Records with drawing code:
----------------

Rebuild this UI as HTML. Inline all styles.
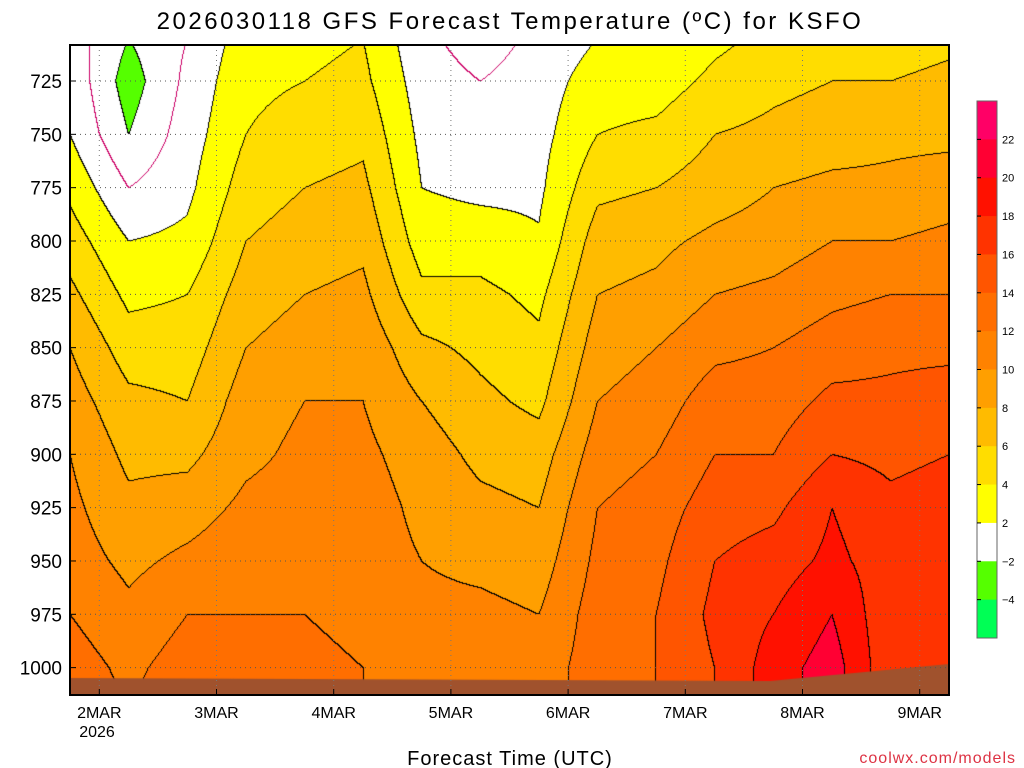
<!DOCTYPE html>
<html><head><meta charset="utf-8"><style>
body{margin:0;background:#fff;width:1024px;height:768px;overflow:hidden;font-family:"Liberation Sans",sans-serif}
#wrap{position:relative;width:1024px;height:768px}
canvas{position:absolute;left:0;top:0}
svg{position:absolute;left:0;top:0}
</style></head><body>
<div id="wrap">
<canvas id="cv" width="1024" height="768"></canvas>
<svg id="sv" width="1024" height="768"></svg>
</div>
<script>
// ---- data ----
const times = [0,12,24,36,48,60,72,84,96,108,120,132,144,156,168,180]; // hours from 1 Mar 18Z
const levels = [705,725,750,775,800,825,850,875,900,925,950,975,1000,1015];
const dayLabels = ["2MAR","3MAR","4MAR","5MAR","6MAR","7MAR","8MAR","9MAR"];
const pressureTicks = [725,750,775,800,825,850,875,900,925,950,975,1000];
const colorLevels = [-4,-2,0,2,4,6,8,10,12,14,16,18,20,22];
const bandColors = ["#00ff55","#55ff00","#ffffff","#ffffff","#ffff00","#ffdd00","#ffbb00","#ff9f00","#ff8200","#ff6e00","#ff5500","#ff3300","#ff1100","#ff0033","#ff0066"];
const barLabels = [22,20,18,16,14,12,10,8,6,4,2,-2,-4];
const t0 = [1,1.5,2,3.5,5,6.5,8,9,10,10.5,11,12,13,13];
const t1 = [-2,-3,-2,0,2,3.5,5,6.5,7.5,8.5,9.5,10.5,11.5,12];
const t2 = [0,0.5,1,1.5,2.5,4,5,6,7.5,9,10.5,12,13,13];
const t3 = [3,3.5,4,5,6,7,8,9,9.5,10.5,11.5,12,13,13];
const t4 = [3.5,4,5,6,7,8,9,10,10.5,11,11.5,12,12.5,13];
const t5 = [4,4.5,5.5,6.5,7.5,8.5,9.5,10,10.5,11,11,11.5,12,12];
const t6 = [0.5,1,1.5,2,3,4.5,6.5,8,9,9.5,10,10.5,11.5,12];
const t7 = [-1,0,1,1.5,3,4.5,5.5,6.5,7.5,8.5,9.5,10.5,11.5,12];
const t8 = [0.5,1,1.3,1.6,2.2,3.5,4.5,5.5,7,8,9,10,11,11];
const t9 = [2,3,4,5.5,7,8,9,10,11,12,12.5,13,13,13];
const t10 = [2,3,4.5,6,7.5,8.5,10,11,12,13,13.5,14,14,14];
const t11 = [3.5,4.5,6,7,8.5,10,11.5,13,14,15,16,16.5,16,16];
const t12 = [4.5,5.5,6.5,8,9,10.5,12,13,14,15.5,17,18,19,19];
const t13 = [5,6,7,8.5,10,11.5,13,14.5,16,18,18.5,20,21,21];
const t14 = [5,6,7.5,8.5,10,12,13.5,14.5,15.5,16.5,17,16.5,16.5,16];
const t15 = [5.5,6.5,7.5,9,10.5,12,13.5,15,16,17,17.5,17,16.5,16];
const temps = [t0,t1,t2,t3,t4,t5,t6,t7,t8,t9,t10,t11,t12,t13,t14,t15];

// ---- axes ----
const PX0=70,PX1=949,PY0=45,PY1=695;
const X=h=>70+h*(879/180);
const Y=p=>81+(p-725)*53.33/25;
const Pof=y=>725+(y-81)*25/53.33;
const Hof=x=>(x-70)*180/879;

function bandOf(v){let i=0;while(i<colorLevels.length&&v>=colorLevels[i])i++;return i;}
function sampleT(h,p){
  let i=0;while(i<times.length-2&&h>times[i+1])i++;
  let j=0;while(j<levels.length-2&&p>levels[j+1])j++;
  let fx=Math.max(0,Math.min(1,(h-times[i])/(times[i+1]-times[i])));
  let fy=Math.max(0,Math.min(1,(p-levels[j])/(levels[j+1]-levels[j])));
  const a=temps[i][j],b=temps[i+1][j],c=temps[i][j+1],d=temps[i+1][j+1];
  return a*(1-fx)*(1-fy)+b*fx*(1-fy)+c*(1-fx)*fy+d*fx*fy;
}
const cv=document.getElementById('cv'),ctx=cv.getContext('2d');
const W=PX1-PX0,H=PY1-PY0;
const img=ctx.createImageData(W,H);
const bands=new Int8Array(W*H);
for(let yy=0;yy<H;yy++){const p=Pof(PY0+yy);for(let xx=0;xx<W;xx++){bands[yy*W+xx]=bandOf(sampleT(Hof(PX0+xx),p));}}
function hex(c){return [parseInt(c.substr(1,2),16),parseInt(c.substr(3,2),16),parseInt(c.substr(5,2),16)];}
const rgb=bandColors.map(hex);
for(let yy=0;yy<H;yy++)for(let xx=0;xx<W;xx++){
  const k=yy*W+xx,b=bands[k];let c=rgb[b];
  const r=xx<W-1?bands[k+1]:b,d=yy<H-1?bands[k+W]:b;
  if(r!==b||d!==b){c=[0,0,0];
    if((b===2&&r===3)||(b===3&&r===2)||(b===2&&d===3)||(b===3&&d===2))c=[204,0,102];}
  const o=k*4;img.data[o]=c[0];img.data[o+1]=c[1];img.data[o+2]=c[2];img.data[o+3]=255;}
ctx.putImageData(img,PX0,PY0);
// ground
ctx.fillStyle="#a0522d";ctx.beginPath();ctx.moveTo(PX0,678);ctx.lineTo(770,681);ctx.lineTo(949,664);ctx.lineTo(949,695);ctx.lineTo(70,695);ctx.closePath();ctx.fill();

// ---- svg overlay ----
const sv=document.getElementById('sv');const NS="http://www.w3.org/2000/svg";
function el(t,a,txt){const e=document.createElementNS(NS,t);for(const k in a)e.setAttribute(k,a[k]);if(txt!==undefined)e.textContent=txt;sv.appendChild(e);return e;}
pressureTicks.forEach(p=>{
  const g=el('line',{x1:PX0,x2:PX1,y1:Y(p),y2:Y(p),stroke:'#555','stroke-dasharray':'1,4','stroke-width':1});
  
  
  const t=el('text',{x:62,y:Y(p)+7,'text-anchor':'end','font-size':19,fill:'#000'},String(p));
  
  
  el('line',{x1:PX0,x2:PX0+6,y1:Y(p),y2:Y(p),stroke:'#000'});
});
dayLabels.forEach((d,i)=>{
  const x=X(6+24*i);
  const g=el('line',{x1:x,x2:x,y1:PY0,y2:PY1,stroke:'#777','stroke-dasharray':'1,4'});
  
  
  el('line',{x1:x,x2:x,y1:PY1,y2:PY1-6,stroke:'#000'});
  const t=el('text',{x:x,y:718,'text-anchor':'middle','font-size':16},d);
  
  
});
const yr=el('text',{x:97,y:737,'text-anchor':'middle','font-size':16},'2026');


const fr=el('rect',{x:PX0,y:PY0,width:W,height:H,fill:'none',stroke:'#000','stroke-width':2});


const ti=el('text',{x:510,y:29,'text-anchor':'middle','font-size':24,'letter-spacing':'2.5'},'2026030118 GFS Forecast Temperature (ºC) for KSFO');


const xt=el('text',{x:510,y:765,'text-anchor':'middle','font-size':20,'letter-spacing':'1'},'Forecast Time (UTC)');


const cr=el('text',{x:1016,y:763,'text-anchor':'end','font-size':16,fill:'#dd3344','letter-spacing':'1'},'coolwx.com/models');


// colorbar
const CB0=101,CB1=638,bh=(CB1-CB0)/14;
const barBands=[14,13,12,11,10,9,8,7,6,5,4,2,1,0];
barBands.forEach((b,i)=>{
  const r=el('rect',{x:977,y:CB0+i*bh,width:20,height:bh+0.5,fill:bandColors[b]});
  
  
});
el('rect',{x:977,y:CB0,width:20,height:CB1-CB0,fill:'none',stroke:'#666'});
barLabels.forEach((v,i)=>{
  const y=CB0+(i+1)*bh;
  el('line',{x1:977,x2:981,y1:y,y2:y,stroke:'#000'});
  const t=el('text',{x:1002,y:y+4,'font-size':11},v<0?'\u2212'+(-v):String(v));
  
  
});
</script>
</body></html>
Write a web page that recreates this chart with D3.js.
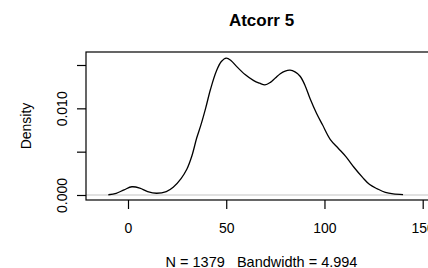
<!DOCTYPE html>
<html>
<head lang="en">
    <meta charset="UTF-8">
    <title>Atcorr 5</title>
    <script src="https://d3js.org/d3.v7.min.js"></script>
    <style>
        body { margin: 0; background: #fff; }
        text { font-family: "Liberation Sans", Arial, sans-serif; fill: #000; }
    </style>
</head>
<body>
<svg id="chart" width="428" height="268"></svg>
<script>
    // density estimate
    const X_VALUES = [-10, -6, -2, 2, 6, 10, 14.5, 19.5, 23, 27, 30, 32.5, 35, 37, 39.5, 42, 45, 47.5, 50,
        52.5, 55, 59.6, 64, 67, 69.7, 72.5, 75, 77.5, 80, 82.5, 85, 87.6, 90, 92.7, 96, 99, 103, 107,
        111, 115, 119.5, 123, 127, 131, 135, 140];
    const DENSITY = [0.00003, 0.0002, 0.0006, 0.00095, 0.0008, 0.0004, 0.0002, 0.0004, 0.0009, 0.0019,
        0.0030, 0.0045, 0.0066, 0.0080, 0.0100, 0.0122, 0.0143, 0.0154, 0.0158, 0.0155, 0.0149, 0.0139,
        0.0132, 0.0129, 0.0127, 0.0130, 0.0135, 0.0140, 0.0143, 0.0144, 0.0142, 0.0137, 0.0127, 0.0111,
        0.0094, 0.0081, 0.0064, 0.0054, 0.0044, 0.0032, 0.0020, 0.0012, 0.0007, 0.0003, 0.00012, 0.00005];
    const X_TICKS = [0, 50, 100, 150];
    const Y_TICKS = [0, 0.005, 0.010, 0.015];
    const Y_LABELS = ["0.000", "", "0.010", ""];
    const TITLE = "Atcorr 5";
    const SUBTITLE = "N = 1379   Bandwidth = 4.994";

    const svg = d3.select('#chart');
    const box = {left: 86, top: 52, right: 437, bottom: 200};

    let x = d3.scaleLinear().domain([0, 150]).range([128, 422.7]);
    let y = d3.scaleLinear().domain([0, 0.015]).range([195, 65]);

    // zero line
    svg.append('line')
        .attr('x1', box.left).attr('x2', box.right)
        .attr('y1', y(0)).attr('y2', y(0))
        .attr('stroke', '#c4c4c4').attr('stroke-width', 1.2);

    // curve
    let pts = X_VALUES.map((v, i) => [v, DENSITY[i]]);
    let line = d3.line().x(d => x(d[0])).y(d => y(d[1])).curve(d3.curveCatmullRom);
    svg.append('path')
        .datum(pts)
        .attr('fill', 'none')
        .attr('stroke', '#000')
        .attr('stroke-width', 1.3)
        .attr('d', line);

    // frame
    svg.append('rect')
        .attr('x', box.left).attr('y', box.top)
        .attr('width', box.right - box.left).attr('height', box.bottom - box.top)
        .attr('fill', 'none').attr('stroke', '#000').attr('stroke-width', 1.2);

    // x axis
    let gx = svg.append('g')
        .attr('transform', `translate(0,${box.bottom})`)
        .call(d3.axisBottom(x).tickValues(X_TICKS).tickSize(9).tickPadding(0).tickSizeOuter(0));
    gx.select('.domain').remove();
    gx.selectAll('.tick line').attr('stroke', '#000').attr('stroke-width', 1.2);
    gx.selectAll('.tick text').attr('y', 33).attr('dy', null)
        .style('font-size', '14px').attr('fill', '#000');

    // y axis
    let gy = svg.append('g')
        .attr('transform', `translate(${box.left},0)`)
        .call(d3.axisLeft(y).tickValues(Y_TICKS).tickSize(9).tickSizeOuter(0)
            .tickFormat((d, i) => Y_LABELS[i]));
    gy.select('.domain').remove();
    gy.selectAll('.tick line').attr('stroke', '#000').attr('stroke-width', 1.2);
    gy.selectAll('.tick text')
        .attr('x', null).attr('dy', null)
        .attr('text-anchor', 'middle')
        .attr('transform', 'translate(-19.5,0) rotate(-90)')
        .style('font-size', '14px').attr('fill', '#000');

    // titles
    svg.append('text')
        .attr('x', 261.5).attr('y', 26)
        .attr('text-anchor', 'middle')
        .style('font-size', '17px').style('font-weight', 'bold')
        .text(TITLE);

    svg.append('text')
        .attr('x', 261.5).attr('y', 266.5)
        .attr('text-anchor', 'middle')
        .style('font-size', '14.5px')
        .style('white-space', 'pre')
        .text(SUBTITLE);

    svg.append('text')
        .attr('transform', `translate(31,${(box.top + box.bottom) / 2}) rotate(-90)`)
        .attr('text-anchor', 'middle')
        .style('font-size', '14px')
        .text('Density');
</script>
</body>
</html>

----------------

Goal:
Look through the listing and extract every line with "chart" in it.

Solution to the problem:
Write a web page that recreates this chart with D3.js.
<svg id="chart" width="428" height="268"></svg>
    const svg = d3.select('#chart');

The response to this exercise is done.